Location
- Pennycook Lane, Hawkhill Dundee, DD1 5RT Scotland 56°27′24″N 2°59′31″W﻿ / ﻿56.456753°N 2.991834°W

Information
- Type: State primary
- Established: 1892; 134 years ago
- Local authority: Dundee City Council
- Head teacher: Vikki Taylor
- Gender: Mixed
- Feeder to: Harris Academy

= Blackness Primary School =

Blackness Primary School (historically known as Hawkhill Public School) is a co-educational non-denominational state primary school located in the Hawkhill district of the West End of Dundee, Scotland. Catering to children from nursery age through to Primary 7, it serves the densely populated inner-city neighbourhoods surrounding the Perth Road and Blackness areas.

== History and architecture ==
The school building holds significant architectural importance and is designated as a Category B listed building by Historic Environment Scotland. It was constructed in 1892 by James H. Langlands, who served as the official architect for the Dundee School Board.

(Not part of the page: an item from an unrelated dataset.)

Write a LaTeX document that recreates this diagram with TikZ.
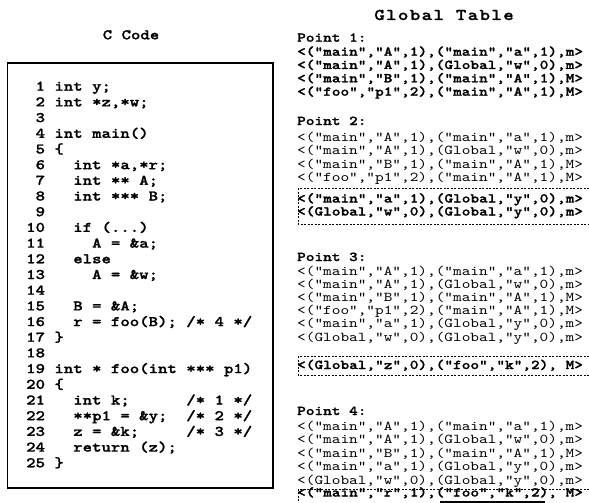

Designed in a striking Renaissance style, the multi-storey structure features an ashlar stone frontage, classical ionic pilasters, and a distinctive central hall lit by a large cupola skylight. Due to its exceptionally well-preserved 19th-century educational architecture, one of its classrooms was previously maintained by the Dundee District Museums as an authentic, fully furnished Victorian schoolroom.

== Overview ==
Operating from its traditional Victorian premises on Pennycook Lane, Blackness Primary School balances its historic heritage with modern educational needs. The campus accommodates extensive primary classrooms alongside a dedicated early learning and childcare centre. Unlike modern, single-level sprawling campuses, the school features a traditional multi-tiered layout with central lightwells, and outdoor playground areas adapted to the dense urban environment.

== Secondary cluster ==
Upon completing their primary education, pupils at Blackness typically transition to the nearby Harris Academy to begin their secondary schooling. The schools operate a collaborative transition programme to ensure primary students are academically and socially prepared for the shift into S1.